The challenge (and fun) here has been to find a way to get a mobile NXT robot moving in other directions than fore-and-aft when its forward movement is propelled by one single motor only.
My original thought on weight-shifting did not work in connection with “the foot” (though I tried a lot!) , hence I performed some trick with a hidden propeller wheel (an obvious enhancement in this context would be moving the front part of the “foot” laterally).
This project has allowed me to learn a lot about strategies for building a rather complex and concurrently compact and solid NXT robot, alongside with gaining knowledge on different ways of redirecting the torsion of an NXT motor.
Concentrating on the hardware aspects, I’ve kept the program very simple so far, enabling The Slug to creep and to dodge obstacles detected by the touch sensor only.
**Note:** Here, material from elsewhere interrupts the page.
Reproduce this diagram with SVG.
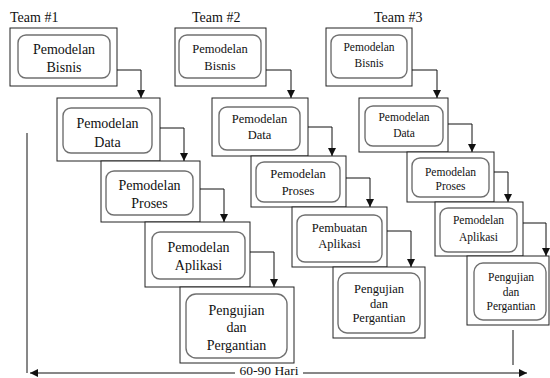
<svg xmlns="http://www.w3.org/2000/svg" width="550" height="378" viewBox="0 0 550 378">
<style>
.o{fill:#fff;stroke:#222;stroke-width:1}
.i{fill:#fff;stroke:#707070;stroke-width:1.4}
.c{fill:none;stroke:#111;stroke-width:1}
text{font-family:"Liberation Serif","Times New Roman",serif;fill:#111;text-anchor:middle}
.t1{font-size:14px}
.t2{font-size:12.5px}
.t3{font-size:11.5px}
.lbl{font-size:14px;text-anchor:start}
</style>
<defs>
<marker id="ah" viewBox="0 0 8 8" refX="8" refY="4" markerWidth="8" markerHeight="8" markerUnits="userSpaceOnUse" orient="auto-start-reverse">
<path d="M0,0 L8,4 L0,8 z" fill="#111"/>
</marker>
</defs>
<rect width="550" height="378" fill="#fff"/>
<text class="lbl" x="10" y="22">Team #1</text>
<text class="lbl" x="192" y="22">Team #2</text>
<text class="lbl" x="374" y="22">Team #3</text>

<g id="t1b1"><rect class="o" x="10" y="28" width="107" height="58"/><rect class="i" x="18" y="35" width="92" height="43" rx="8"/><text class="t1" x="64" y="54">Pemodelan</text><text class="t1" x="64" y="72">Bisnis</text></g>
<g id="t1b2"><rect class="o" x="57" y="98" width="103" height="63"/><rect class="i" x="63" y="108" width="89" height="45" rx="8"/><text class="t1" x="107.5" y="128">Pemodelan</text><text class="t1" x="107.5" y="147">Data</text></g>
<g id="t1b3"><rect class="o" x="101" y="161" width="99" height="61"/><rect class="i" x="106" y="171" width="87" height="44" rx="8"/><text class="t1" x="149.5" y="190">Pemodelan</text><text class="t1" x="149.5" y="208">Proses</text></g>
<g id="t1b4"><rect class="o" x="145" y="222" width="105" height="65"/><rect class="i" x="152" y="232" width="93" height="47" rx="8"/><text class="t1" x="198.5" y="252">Pemodelan</text><text class="t1" x="198.5" y="270">Aplikasi</text></g>
<g id="t1b5"><rect class="o" x="180" y="287" width="114" height="76"/><rect class="i" x="186" y="294" width="101" height="64" rx="10"/><text class="t1" x="236.5" y="315">Pengujian</text><text class="t1" x="236.5" y="332">dan</text><text class="t1" x="236.5" y="350">Pergantian</text></g>

<g id="t2b1"><rect class="o" x="175" y="28" width="91" height="58"/><rect class="i" x="179" y="35" width="82" height="43" rx="8"/><text class="t2" x="220" y="53">Pemodelan</text><text class="t2" x="220" y="70">Bisnis</text></g>
<g id="t2b2"><rect class="o" x="212" y="98" width="96" height="58"/><rect class="i" x="219" y="107" width="81" height="43" rx="8"/><text class="t2" x="259.5" y="123">Pemodelan</text><text class="t2" x="259.5" y="139">Data</text></g>
<g id="t2b3"><rect class="o" x="251" y="156" width="95" height="51"/><rect class="i" x="256" y="162" width="84" height="40" rx="8"/><text class="t2" x="298" y="178">Pemodelan</text><text class="t2" x="298" y="195">Proses</text></g>
<g id="t2b4"><rect class="o" x="292" y="207" width="95" height="60"/><rect class="i" x="297" y="215" width="85" height="47" rx="8"/><text class="t2" x="339.5" y="232">Pembuatan</text><text class="t2" x="339.5" y="248">Aplikasi</text></g>
<g id="t2b5"><rect class="o" x="333" y="267" width="92" height="71"/><rect class="i" x="338" y="273" width="82" height="60" rx="9"/><text class="t2" x="379" y="293">Pengujian</text><text class="t2" x="379" y="308">dan</text><text class="t2" x="379" y="322">Pergantian</text></g>

<g id="t3b1"><rect class="o" x="326" y="28" width="86" height="58"/><rect class="i" x="331" y="35" width="76" height="43" rx="8"/><text class="t3" x="369" y="51">Pemodelan</text><text class="t3" x="369" y="67">Bisnis</text></g>
<g id="t3b2"><rect class="o" x="359" y="98" width="89" height="54"/><rect class="i" x="365" y="106" width="78" height="40" rx="8"/><text class="t3" x="404" y="121">Pemodelan</text><text class="t3" x="404" y="137">Data</text></g>
<g id="t3b3"><rect class="o" x="407" y="152" width="87" height="50"/><rect class="i" x="412" y="158" width="77" height="39" rx="8"/><text class="t3" x="450.5" y="176">Pemodelan</text><text class="t3" x="450.5" y="190">Proses</text></g>
<g id="t3b4"><rect class="o" x="435" y="202" width="88" height="54"/><rect class="i" x="440" y="208" width="77" height="44" rx="8"/><text class="t3" x="478.5" y="224">Pemodelan</text><text class="t3" x="478.5" y="241">Aplikasi</text></g>
<g id="t3b5"><rect class="o" x="467" y="256" width="82" height="69"/><rect class="i" x="474" y="263" width="72" height="57" rx="9"/><text class="t3" x="511" y="281">Pengujian</text><text class="t3" x="511" y="296">dan</text><text class="t3" x="511" y="310">Pergantian</text></g>

<g id="connectors">
<path class="c" d="M117,70 H141 V98" marker-end="url(#ah)"/>
<path class="c" d="M160,128 H184 V161" marker-end="url(#ah)"/>
<path class="c" d="M200,189 H224 V222" marker-end="url(#ah)"/>
<path class="c" d="M250,252 H274 V287" marker-end="url(#ah)"/>
<path class="c" d="M266,70 H291 V98" marker-end="url(#ah)"/>
<path class="c" d="M308,127 H332 V156" marker-end="url(#ah)"/>
<path class="c" d="M346,178 H370 V207" marker-end="url(#ah)"/>
<path class="c" d="M387,231 H411 V267" marker-end="url(#ah)"/>
<path class="c" d="M412,70 H437 V98" marker-end="url(#ah)"/>
<path class="c" d="M448,124 H472 V152" marker-end="url(#ah)"/>
<path class="c" d="M494,172 H508 V202" marker-end="url(#ah)"/>
<path class="c" d="M523,223 H546 V256" marker-end="url(#ah)"/>
<path class="c" d="M27,133 V373"/>
<path class="c" d="M513,330 V365"/>
<path class="c" d="M235,373 H30" marker-end="url(#ah)"/>
<path class="c" d="M303,373 H527" marker-end="url(#ah)"/>
</g>
<text x="269" y="375" style="font-size:13.5px">60-90 Hari</text>
</svg>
Future versions of the program may
integrate the light sensor to creep away from bright environments
use the sensors to “investigate” things The Slug encounters.
Created: November 2011
This was my third NXT-based remote control.
I built it for controlling the Hubble Telescope NXT model that I displayed at the World Robot Olympiad in Abu Dhabi at November 2011.
Two levers allow for control of a remote model in three dimensions, with three touch sensors for triggering additional functions. A color sensor might be used to display the connection state of the remote control.